Student Privacy Pledge Loopholes? Nope. We Did Our Homework.
The Student Privacy Pledge was introduced over two years ago by the Future of Privacy Forum and the Software and Information Industry Association. It was endorsed by the White House and published at the forefront of the movement to clarify responsible practices in the collection, protection, and use of student data as the presence of technology in schools expanded. The Pledge has since been signed by more than 300 ed tech companies as a way to help demonstrate their commitment to student privacy.
The Electronic Frontier Foundation yesterday published a confusing analysis of the Pledge. EFF generally praises the Pledge commitments, but claims that the Pledge includes some fine print definitions that undercut its protections. The Pledge defines ’Student personal information’ as “personally identifiable information as well as other information when it is both collected and maintained on an individual level and is linked to personally identifiable information.” EFF claims that the Pledge “is surely meant to be narrowly interpreted” and would “seem to permit signatories to collect sensitive and potentially identifying data such search history, so long as not tied to a student’s name.”
We don’t agree. We have written extensively on the definition of personal information, in general and under FERPA. FERPA, SOPIPA and other statutes define student personal information broadly and, in our view, any reasonable analysis of the definition of Personally Identifiable Information would cover direct or indirect information that could be reasonably used to identify an individual student. To conclude, as EFF has done, that we “surely meant” some narrower definition is not consistent with either the plain meaning of the Pledge language, our published discussions about it, or the use of this definition in subsequent state student privacy laws where the Pledge has been a basis for the legislative language. There is no logic in creating or implying a meaning that would be in violation of FERPA and state laws, and we would have been happy to explain this to EFF had they reached out to us.
But whatever our view, the FTC has the authority to enforce the Pledge and interpret what the Commission thinks the language means – and we would be very surprised if they were to adopt EFF’s position that the language of the pledge should be read in a narrow and limited way.

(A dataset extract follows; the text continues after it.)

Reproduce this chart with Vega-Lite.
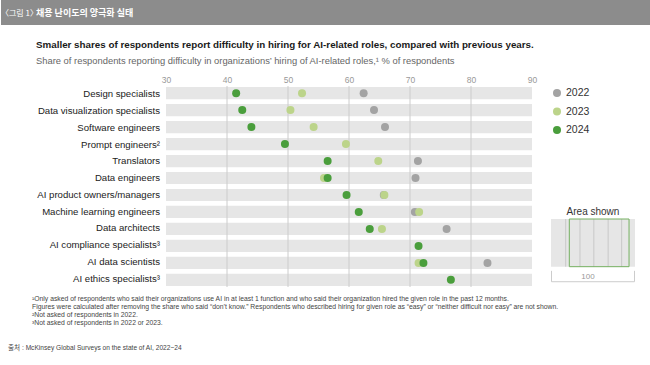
{
  "$schema": "https://vega.github.io/schema/vega-lite/v6.json",
  "padding": 0,
  "spacing": 0,
  "background": "white",
  "config": {
    "view": {"stroke": null},
    "font": "Liberation Sans Narrow, Liberation Sans, Noto Sans CJK KR, sans-serif",
    "concat": {"spacing": 0}
  },
  "datasets": {
    "points": [
      {"role": "Design specialists", "year": "2022", "value": 62.4},
      {"role": "Data visualization specialists", "year": "2022", "value": 64.1},
      {"role": "Software engineers", "year": "2022", "value": 65.9},
      {"role": "Translators", "year": "2022", "value": 71.3},
      {"role": "Data engineers", "year": "2022", "value": 70.9},
      {"role": "AI product owners/managers", "year": "2022", "value": 65.7},
      {"role": "Machine learning engineers", "year": "2022", "value": 70.8},
      {"role": "Data architects", "year": "2022", "value": 76.0},
      {"role": "AI data scientists", "year": "2022", "value": 82.7},
      {"role": "Design specialists", "year": "2023", "value": 52.3},
      {"role": "Data visualization specialists", "year": "2023", "value": 50.4},
      {"role": "Software engineers", "year": "2023", "value": 54.2},
      {"role": "Prompt engineers²", "year": "2023", "value": 59.5},
      {"role": "Translators", "year": "2023", "value": 64.8},
      {"role": "Data engineers", "year": "2023", "value": 55.9},
      {"role": "AI product owners/managers", "year": "2023", "value": 65.8},
      {"role": "Machine learning engineers", "year": "2023", "value": 71.5},
      {"role": "Data architects", "year": "2023", "value": 65.4},
      {"role": "AI data scientists", "year": "2023", "value": 71.4},
      {"role": "Design specialists", "year": "2024", "value": 41.5},
      {"role": "Data visualization specialists", "year": "2024", "value": 42.5},
      {"role": "Software engineers", "year": "2024", "value": 44.0},
      {"role": "Prompt engineers²", "year": "2024", "value": 49.5},
      {"role": "Translators", "year": "2024", "value": 56.5},
      {"role": "Data engineers", "year": "2024", "value": 56.5},
      {"role": "AI product owners/managers", "year": "2024", "value": 59.6},
      {"role": "Machine learning engineers", "year": "2024", "value": 61.6},
      {"role": "Data architects", "year": "2024", "value": 63.4},
      {"role": "AI compliance specialists³", "year": "2024", "value": 71.4},
      {"role": "AI data scientists", "year": "2024", "value": 72.2},
      {"role": "AI ethics specialists³", "year": "2024", "value": 76.7}
    ],
    "roles": [
      {"role": "Design specialists"},
      {"role": "Data visualization specialists"},
      {"role": "Software engineers"},
      {"role": "Prompt engineers²"},
      {"role": "Translators"},
      {"role": "Data engineers"},
      {"role": "AI product owners/managers"},
      {"role": "Machine learning engineers"},
      {"role": "Data architects"},
      {"role": "AI compliance specialists³"},
      {"role": "AI data scientists"},
      {"role": "AI ethics specialists³"}
    ],
    "grid": [{"g": 40}, {"g": 50}, {"g": 60}, {"g": 70}, {"g": 80}],
    "years": [{"year": "2022"}, {"year": "2023"}, {"year": "2024"}],
    "insetShown": [{"from": 21.8, "to": 92.9}],
    "insetGrid": [{"g": 17.5}, {"g": 34.5}, {"g": 51}, {"g": 68}, {"g": 84.1}],
    "bracket": [
      {"seq": 1, "bx": 0.6, "by": 0.19},
      {"seq": 2, "bx": 0.6, "by": 0.02},
      {"seq": 3, "bx": 99.4, "by": 0.02},
      {"seq": 4, "bx": 99.4, "by": 0.19}
    ]
  },
  "vconcat": [
    {
      "width": 650,
      "height": 25,
      "view": {"fill": "#8c8c8c", "stroke": null},
      "data": {"values": [{}]},
      "layer": [
        {"mark": {"type": "text", "text": "〈그림 1〉", "x": 0, "y": 13.5, "align": "left", "baseline": "middle", "font": "Noto Sans CJK KR", "fontSize": 8, "color": "white"}, "encoding": {}},
        {"mark": {"type": "text", "text": "채용 난이도의 양극화 실태", "x": 35, "y": 13, "align": "left", "baseline": "middle", "font": "Noto Sans CJK KR", "fontSize": 9, "fontWeight": "bold", "color": "white"}, "encoding": {}}
      ]
    },
    {
      "width": 650,
      "height": 47,
      "data": {"values": [{}]},
      "layer": [
        {"mark": {"type": "rule", "x": 28, "y": 13, "y2": 24, "strokeWidth": 3, "color": "#5aa846"}, "encoding": {}},
        {"mark": {"type": "text", "text": "Smaller shares of respondents report difficulty in hiring for AI-related roles, compared with previous years.", "x": 35, "y": 18.5, "align": "left", "baseline": "middle", "fontSize": 9.8, "fontWeight": "bold", "color": "#1a1a1a"}, "encoding": {}},
        {"mark": {"type": "text", "text": "Share of respondents reporting difficulty in organizations’ hiring of AI-related roles,¹ % of respondents", "x": 35, "y": 34.5, "align": "left", "baseline": "middle", "fontSize": 9.4, "color": "#666666"}, "encoding": {}}
      ]
    },
    {
      "hconcat": [
        {
          "hconcat": [
            {
              "width": 160,
              "height": 201,
              "data": {"name": "roles"},
              "mark": {"type": "text", "x": 159, "align": "right", "baseline": "middle", "fontSize": 9.6, "color": "#222222"},
              "encoding": {
                "y": {"field": "role", "type": "nominal", "sort": null, "scale": {"paddingInner": 0.28, "paddingOuter": 0.06}, "axis": null},
                "text": {"field": "role"}
              }
            },
            {
              "width": 366,
              "height": 201,
              "layer": [
                {
                  "data": {"name": "roles"},
                  "mark": {"type": "rect", "color": "#e6e6e6"},
                  "encoding": {
                    "y": {"field": "role", "type": "nominal", "sort": null, "title": null, "scale": {"paddingInner": 0.28, "paddingOuter": 0.06}, "axis": null},
                    "x": {
                      "datum": 30, "type": "quantitative", "title": null,
                      "scale": {"domain": [30, 90], "nice": false, "zero": false},
                      "axis": {"orient": "top", "values": [30, 40, 50, 60, 70, 80, 90], "ticks": false, "domain": false, "grid": false, "labelFlush": false, "labelPadding": 2, "labelFontSize": 8.5, "labelColor": "#999999", "minExtent": 13, "maxExtent": 13, "title": null}
                    },
                    "x2": {"datum": 90}
                  }
                },
                {
                  "data": {"name": "grid"},
                  "mark": {"type": "rule", "color": "#cccccc", "strokeWidth": 1},
                  "encoding": {"x": {"field": "g", "type": "quantitative", "title": null}}
                },
                {
                  "data": {"name": "points"},
                  "mark": {"type": "circle", "size": 64, "opacity": 1},
                  "encoding": {
                    "x": {"field": "value", "type": "quantitative", "title": null},
                    "y": {"field": "role", "type": "nominal", "sort": null, "title": null},
                    "color": {"field": "year", "type": "nominal", "scale": {"domain": ["2022", "2023", "2024"], "range": ["#a3a3a3", "#bcd48a", "#4a9e3c"]}, "legend": null},
                    "order": {"field": "year"}
                  }
                }
              ]
            }
          ],
          "spacing": 0
        },
        {
          "vconcat": [
            {
              "width": 84,
              "height": 77,
              "data": {"name": "years"},
              "layer": [
                {
                  "mark": {"type": "circle", "size": 64, "opacity": 1, "x": 6},
                  "encoding": {
                    "y": {"field": "year", "type": "nominal", "scale": {"type": "point", "range": [7, 44], "padding": 0}, "axis": null},
                    "color": {"field": "year", "type": "nominal", "scale": {"domain": ["2022", "2023", "2024"], "range": ["#a3a3a3", "#bcd48a", "#4a9e3c"]}, "legend": null}
                  }
                },
                {
                  "mark": {"type": "text", "x": 15, "align": "left", "baseline": "middle", "font": "Liberation Sans", "fontSize": 10.5, "color": "#333333"},
                  "encoding": {
                    "y": {"field": "year", "type": "nominal", "axis": null},
                    "text": {"field": "year"}
                  }
                }
              ]
            },
            {
              "width": 84,
              "height": 64,
              "title": {"text": "Area shown", "font": "Liberation Sans", "fontSize": 10, "fontWeight": "normal", "color": "#333333", "offset": 2},
              "layer": [
                {
                  "data": {"values": [{}]},
                  "mark": {"type": "rect", "color": "#e6e6e6"},
                  "encoding": {
                    "x": {"datum": 0, "type": "quantitative", "scale": {"domain": [0, 100], "nice": false}, "axis": null},
                    "x2": {"datum": 100},
                    "y": {"datum": 0.255, "type": "quantitative", "scale": {"domain": [0, 1], "nice": false}, "axis": null},
                    "y2": {"datum": 1}
                  }
                },
                {
                  "data": {"name": "insetGrid"},
                  "mark": {"type": "rule", "color": "#c8c8c8"},
                  "encoding": {
                    "x": {"field": "g", "type": "quantitative", "axis": null},
                    "y": {"datum": 0.255, "type": "quantitative", "axis": null},
                    "y2": {"datum": 1}
                  }
                },
                {
                  "data": {"name": "insetShown"},
                  "mark": {"type": "rect", "fillOpacity": 0, "stroke": "#74b060", "strokeWidth": 1},
                  "encoding": {
                    "x": {"field": "from", "type": "quantitative", "axis": null},
                    "x2": {"field": "to"},
                    "y": {"datum": 0.255, "type": "quantitative", "axis": null},
                    "y2": {"datum": 1}
                  }
                },
                {
                  "data": {"name": "bracket"},
                  "mark": {"type": "line", "color": "#cccccc", "strokeWidth": 1, "strokeJoin": "round"},
                  "encoding": {
                    "x": {"field": "bx", "type": "quantitative", "axis": null},
                    "y": {"field": "by", "type": "quantitative", "axis": null},
                    "order": {"field": "seq"}
                  }
                },
                {
                  "data": {"values": [{"label": "100", "lx": 44, "ly": 0.1}]},
                  "mark": {"type": "text", "font": "Liberation Sans", "fontSize": 8, "color": "#999999", "baseline": "middle"},
                  "encoding": {
                    "x": {"field": "lx", "type": "quantitative", "axis": null},
                    "y": {"field": "ly", "type": "quantitative", "axis": null},
                    "text": {"field": "label"}
                  }
                }
              ]
            }
          ],
          "spacing": 43
        }
      ],
      "spacing": 14
    },
    {
      "width": 650,
      "height": 78,
      "data": {"values": [{}]},
      "layer": [
        {"mark": {"type": "text", "text": ["¹Only asked of respondents who said their organizations use AI in at least 1 function and who said their organization hired the given role in the past 12 months.", "Figures were calculated after removing the share who said “don’t know.” Respondents who described hiring for given role as “easy” or “neither difficult nor easy” are not shown.", "²Not asked of respondents in 2022.", "³Not asked of respondents in 2022 or 2023."], "x": 31, "y": 7.5, "align": "left", "baseline": "top", "fontSize": 6.8, "lineHeight": 8, "color": "#444444"}, "encoding": {}},
        {"mark": {"type": "text", "text": "출처 : McKinsey Global Surveys on the state of AI, 2022~24", "x": 7, "y": 60, "align": "left", "baseline": "middle", "fontSize": 6.6, "color": "#444444"}, "encoding": {}}
      ]
    }
  ]
}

EFF also takes issue with the fact that the Pledge covers only “school service providers” – that is, services designed and marketed to schools. However, the Pledge definition tracks consistently with the definitions in state laws and in previously proposed federal bills. SOPIPA, for example, covers programs and services that are primarily used for K-12 school purposes “and (were) designed and marketed” for such purposes. It would be quite confusing to schools and to vendors if the Pledge was interpreted to be out of sync with the standard definitions that have become widely adopted.
Why do state laws and the Pledge cover only services designed and marketed to schools? As we have discussed previously, vendors who sell general products shouldn’t be required to revamp their services simply because a school is using their product. In many cases, the vendor may not even know that a school is using their products. However the Pledge does cover services that are designed and marketed to schools, a distinction consistently made by the Pledge and state laws. We disagree that this is a “loophole” – in fact it’s an important legal distinction that policymakers have supported.
The Future of Privacy Forum has worked on student privacy with just about every major privacy group and education organization involved with student data. Getting this right is important to us. Ensuring responsible use of student data requires close collaboration between school leaders, teachers, parents, vendors, and students. We have huge respect for EFF’s smart advocacy across a range of tech policy issues, and hope they will take the time to work with us and others who are working to ensure responsible uses of technology for student learning.